TASK TO COMPLETE — Take each line containing the word "this" and copy it.

SUPPLIED MATERIAL —
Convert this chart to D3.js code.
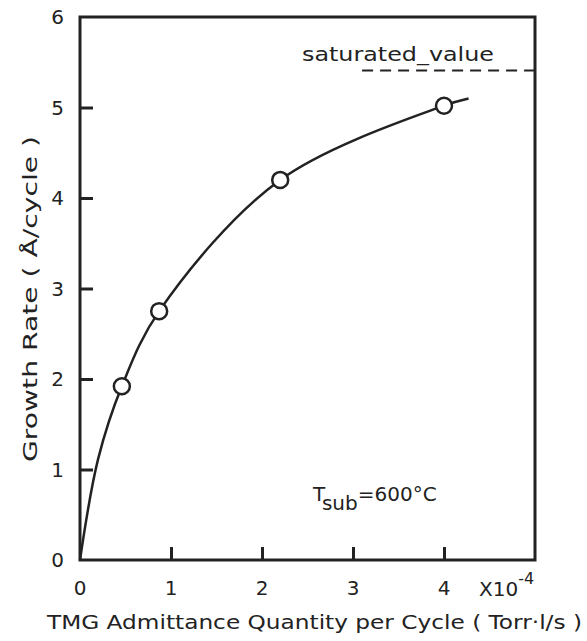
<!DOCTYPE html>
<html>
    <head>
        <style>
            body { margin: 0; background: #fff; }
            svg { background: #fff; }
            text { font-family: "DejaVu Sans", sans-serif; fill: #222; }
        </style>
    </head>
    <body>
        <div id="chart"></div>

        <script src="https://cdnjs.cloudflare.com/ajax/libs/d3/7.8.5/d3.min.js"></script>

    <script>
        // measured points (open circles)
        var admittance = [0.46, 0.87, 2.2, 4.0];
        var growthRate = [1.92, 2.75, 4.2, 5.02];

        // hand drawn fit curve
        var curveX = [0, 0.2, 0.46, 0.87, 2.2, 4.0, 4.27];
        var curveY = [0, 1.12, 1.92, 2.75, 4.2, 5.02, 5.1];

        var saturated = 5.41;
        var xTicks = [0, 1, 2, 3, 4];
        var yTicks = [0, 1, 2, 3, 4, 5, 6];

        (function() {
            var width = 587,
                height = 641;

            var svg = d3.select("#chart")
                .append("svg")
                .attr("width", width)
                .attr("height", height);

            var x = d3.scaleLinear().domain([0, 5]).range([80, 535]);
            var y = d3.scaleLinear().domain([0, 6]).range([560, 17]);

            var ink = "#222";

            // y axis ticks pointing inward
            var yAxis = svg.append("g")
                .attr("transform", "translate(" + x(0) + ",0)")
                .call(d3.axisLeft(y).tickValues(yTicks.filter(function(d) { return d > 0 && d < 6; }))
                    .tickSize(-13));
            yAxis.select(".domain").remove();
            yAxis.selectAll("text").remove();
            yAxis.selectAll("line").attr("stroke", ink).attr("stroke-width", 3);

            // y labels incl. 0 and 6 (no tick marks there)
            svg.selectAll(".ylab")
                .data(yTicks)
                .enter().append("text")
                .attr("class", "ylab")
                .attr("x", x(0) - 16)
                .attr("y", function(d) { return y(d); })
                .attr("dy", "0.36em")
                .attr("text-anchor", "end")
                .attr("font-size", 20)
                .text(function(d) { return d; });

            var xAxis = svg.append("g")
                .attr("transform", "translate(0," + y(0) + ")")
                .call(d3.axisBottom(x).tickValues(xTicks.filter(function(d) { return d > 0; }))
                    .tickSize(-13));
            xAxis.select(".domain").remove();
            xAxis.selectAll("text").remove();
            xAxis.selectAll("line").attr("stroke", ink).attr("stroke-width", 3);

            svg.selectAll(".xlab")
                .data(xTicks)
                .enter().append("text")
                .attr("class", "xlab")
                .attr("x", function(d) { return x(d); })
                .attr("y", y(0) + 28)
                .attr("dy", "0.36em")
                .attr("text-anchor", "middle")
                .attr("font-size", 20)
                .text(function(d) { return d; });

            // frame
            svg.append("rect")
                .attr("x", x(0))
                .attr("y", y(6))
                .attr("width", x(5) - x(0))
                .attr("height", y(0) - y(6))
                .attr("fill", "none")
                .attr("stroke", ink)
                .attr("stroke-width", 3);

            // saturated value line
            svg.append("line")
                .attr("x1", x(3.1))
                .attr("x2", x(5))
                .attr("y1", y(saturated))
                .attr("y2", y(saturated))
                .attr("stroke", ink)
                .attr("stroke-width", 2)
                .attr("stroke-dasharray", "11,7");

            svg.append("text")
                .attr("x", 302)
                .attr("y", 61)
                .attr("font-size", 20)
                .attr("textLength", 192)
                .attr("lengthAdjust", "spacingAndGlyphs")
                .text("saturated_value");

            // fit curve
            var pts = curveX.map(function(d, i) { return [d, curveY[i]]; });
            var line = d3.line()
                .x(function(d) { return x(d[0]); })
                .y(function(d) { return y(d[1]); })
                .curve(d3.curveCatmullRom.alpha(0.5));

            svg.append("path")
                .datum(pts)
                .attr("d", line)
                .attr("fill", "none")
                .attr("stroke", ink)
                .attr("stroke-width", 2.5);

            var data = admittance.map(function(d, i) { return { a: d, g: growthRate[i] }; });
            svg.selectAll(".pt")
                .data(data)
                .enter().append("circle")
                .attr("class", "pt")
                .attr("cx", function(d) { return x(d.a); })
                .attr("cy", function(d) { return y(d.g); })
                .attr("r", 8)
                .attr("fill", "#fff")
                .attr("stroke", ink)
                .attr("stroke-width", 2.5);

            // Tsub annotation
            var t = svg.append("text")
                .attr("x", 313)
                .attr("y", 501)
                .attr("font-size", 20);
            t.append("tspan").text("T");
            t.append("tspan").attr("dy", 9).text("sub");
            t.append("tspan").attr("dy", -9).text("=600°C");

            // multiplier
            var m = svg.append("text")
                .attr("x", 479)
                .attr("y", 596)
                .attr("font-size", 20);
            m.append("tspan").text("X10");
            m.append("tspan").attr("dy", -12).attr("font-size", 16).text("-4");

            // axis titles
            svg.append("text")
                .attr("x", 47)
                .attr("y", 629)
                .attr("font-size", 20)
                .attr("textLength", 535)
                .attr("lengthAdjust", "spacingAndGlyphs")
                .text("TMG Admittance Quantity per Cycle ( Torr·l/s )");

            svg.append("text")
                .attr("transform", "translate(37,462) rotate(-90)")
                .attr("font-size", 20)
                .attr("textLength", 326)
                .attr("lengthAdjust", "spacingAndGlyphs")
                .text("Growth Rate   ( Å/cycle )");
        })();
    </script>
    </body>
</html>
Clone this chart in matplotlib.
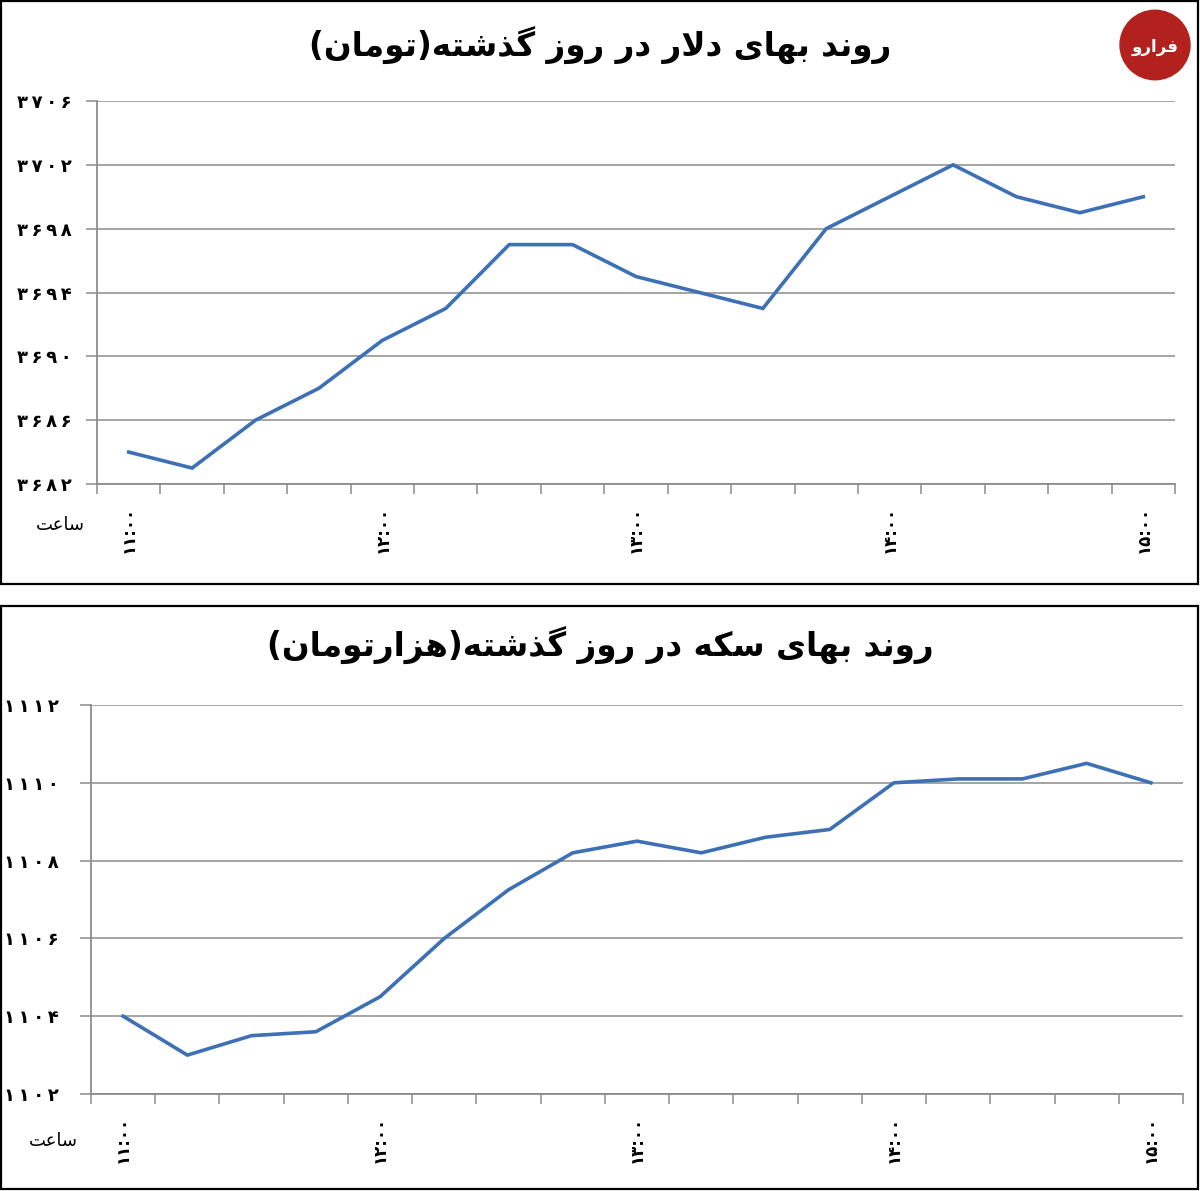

FULL RESPONSE —
Convert this chart to D3.js code.
Clone this chart in matplotlib.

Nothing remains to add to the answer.